Sometime last year I was listening to an almost finished track and heard a sound I couldn’t recall making, a sound I couldn’t figure out in retrospect how it came about. Some quality of the sound drew my attention to a sense of the unknown woven into what I had done, maybe despite what I had been trying to do.

This got me thinking about how one interacts with unknowns in the production process. Unknowns come in two forms, deliberately created or accidentally transpiring. Beyond that they are, by definition, somewhat mysterious. Unknowns are all around us; we just need to notice them. 

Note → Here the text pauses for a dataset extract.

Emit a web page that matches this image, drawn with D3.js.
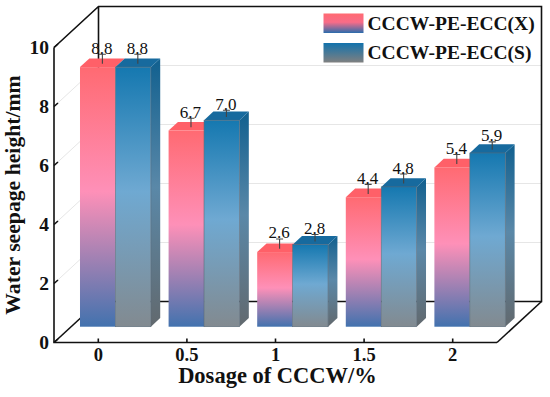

One way I have approached unknowns in production is to think of a project or a track or even a single sound design task as setting up conditions that allow unknowns to flourish and for me to interact with that flourishing. In other words, the music I’m in the process of making is an excuse to play with unknowns. This play always has a tension about it— between our sense of being in the dark about the direction of our work and our trying to impose order on our process. Two examples of this tension: I want to impose a fixed tempo (easy to do with computer software), rather than let a fluid one emerge from my materials; or I want to cement a key or a soundset ahead of time, rather than listen for random emergences and what is inherent in the mix at this moment. Yesterday I was auditioning sounds when I heard something different that caught my attention—a one-shot droning chord. Why not make something out it? In the right context, a single chord is more than enough, and in this case, it was.     

So: be in the dark about the direction of your project or track or sound for as long as possible so its unknown qualities can flourish and you can interact with that flourishing. Sometimes, you don’t understand where the music is going until it’s almost finished.